>> Start Dataset content

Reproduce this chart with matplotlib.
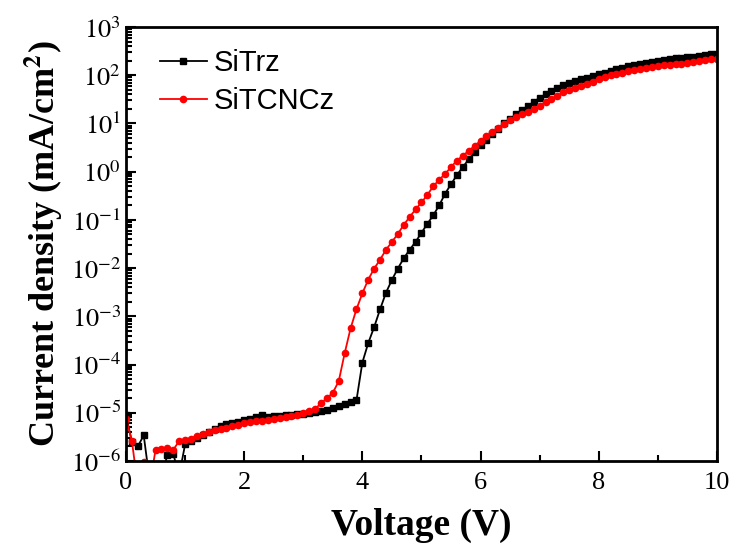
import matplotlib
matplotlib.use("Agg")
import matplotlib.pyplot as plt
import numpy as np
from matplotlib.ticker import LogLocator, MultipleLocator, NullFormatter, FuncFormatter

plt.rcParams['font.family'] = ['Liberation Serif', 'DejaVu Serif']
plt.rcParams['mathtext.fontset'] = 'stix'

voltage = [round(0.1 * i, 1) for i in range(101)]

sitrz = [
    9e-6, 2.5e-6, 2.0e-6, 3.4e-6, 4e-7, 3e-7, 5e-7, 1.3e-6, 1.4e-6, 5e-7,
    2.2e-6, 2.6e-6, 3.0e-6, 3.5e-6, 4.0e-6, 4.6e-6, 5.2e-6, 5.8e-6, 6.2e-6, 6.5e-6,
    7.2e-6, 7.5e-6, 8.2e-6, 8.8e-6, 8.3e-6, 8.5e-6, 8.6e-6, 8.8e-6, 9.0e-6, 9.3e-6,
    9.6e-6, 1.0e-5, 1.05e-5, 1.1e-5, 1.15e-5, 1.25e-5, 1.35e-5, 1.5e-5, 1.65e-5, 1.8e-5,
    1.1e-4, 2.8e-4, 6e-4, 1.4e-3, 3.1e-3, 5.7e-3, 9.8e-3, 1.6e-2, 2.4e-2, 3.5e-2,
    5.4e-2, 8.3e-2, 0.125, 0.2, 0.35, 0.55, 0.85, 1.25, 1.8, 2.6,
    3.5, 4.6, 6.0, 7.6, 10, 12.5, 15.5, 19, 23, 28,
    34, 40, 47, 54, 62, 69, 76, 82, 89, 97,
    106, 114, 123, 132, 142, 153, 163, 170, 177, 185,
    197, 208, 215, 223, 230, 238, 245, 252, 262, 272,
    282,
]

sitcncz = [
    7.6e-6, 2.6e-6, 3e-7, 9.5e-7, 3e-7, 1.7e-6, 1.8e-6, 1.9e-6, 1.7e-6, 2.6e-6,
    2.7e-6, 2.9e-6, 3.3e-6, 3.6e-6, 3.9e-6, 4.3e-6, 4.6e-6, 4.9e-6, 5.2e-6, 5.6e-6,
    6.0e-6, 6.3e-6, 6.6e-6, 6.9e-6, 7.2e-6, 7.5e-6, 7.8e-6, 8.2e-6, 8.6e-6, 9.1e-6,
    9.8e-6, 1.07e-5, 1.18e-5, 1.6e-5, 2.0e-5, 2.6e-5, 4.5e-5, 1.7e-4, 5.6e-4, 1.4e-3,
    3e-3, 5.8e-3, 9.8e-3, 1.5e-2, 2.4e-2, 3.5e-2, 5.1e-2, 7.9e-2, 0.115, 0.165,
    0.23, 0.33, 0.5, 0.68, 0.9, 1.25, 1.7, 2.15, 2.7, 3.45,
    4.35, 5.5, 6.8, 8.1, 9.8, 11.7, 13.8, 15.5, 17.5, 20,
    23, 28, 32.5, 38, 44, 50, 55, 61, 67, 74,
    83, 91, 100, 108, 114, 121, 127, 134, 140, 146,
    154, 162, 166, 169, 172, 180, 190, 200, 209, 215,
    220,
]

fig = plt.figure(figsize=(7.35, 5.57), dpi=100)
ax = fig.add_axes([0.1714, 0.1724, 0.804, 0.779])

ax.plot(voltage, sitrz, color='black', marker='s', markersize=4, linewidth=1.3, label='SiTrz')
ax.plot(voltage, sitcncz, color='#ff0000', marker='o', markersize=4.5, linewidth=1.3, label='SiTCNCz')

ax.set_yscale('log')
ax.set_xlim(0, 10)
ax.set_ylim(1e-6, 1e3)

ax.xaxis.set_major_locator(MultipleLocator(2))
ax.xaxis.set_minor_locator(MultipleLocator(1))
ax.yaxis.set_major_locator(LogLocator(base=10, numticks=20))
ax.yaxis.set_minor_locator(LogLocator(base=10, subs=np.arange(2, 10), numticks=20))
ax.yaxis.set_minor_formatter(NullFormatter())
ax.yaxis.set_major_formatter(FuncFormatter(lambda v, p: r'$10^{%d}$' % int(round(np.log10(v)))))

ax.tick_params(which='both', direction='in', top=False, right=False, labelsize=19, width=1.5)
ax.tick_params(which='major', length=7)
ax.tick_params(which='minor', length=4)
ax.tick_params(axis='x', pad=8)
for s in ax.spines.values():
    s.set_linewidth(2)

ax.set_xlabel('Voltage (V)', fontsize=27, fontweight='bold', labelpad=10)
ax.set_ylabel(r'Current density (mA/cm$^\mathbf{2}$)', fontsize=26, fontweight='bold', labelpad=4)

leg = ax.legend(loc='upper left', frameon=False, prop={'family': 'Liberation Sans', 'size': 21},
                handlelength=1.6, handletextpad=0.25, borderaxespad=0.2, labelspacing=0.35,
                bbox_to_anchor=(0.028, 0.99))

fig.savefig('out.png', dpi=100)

>> End Dataset content

** Instructions for the task **
List every line above containing the word "matplotlib".

** Solution to this task **
Reproduce this chart with matplotlib.
import matplotlib
matplotlib.use("Agg")
import matplotlib.pyplot as plt
from matplotlib.ticker import LogLocator, MultipleLocator, NullFormatter, FuncFormatter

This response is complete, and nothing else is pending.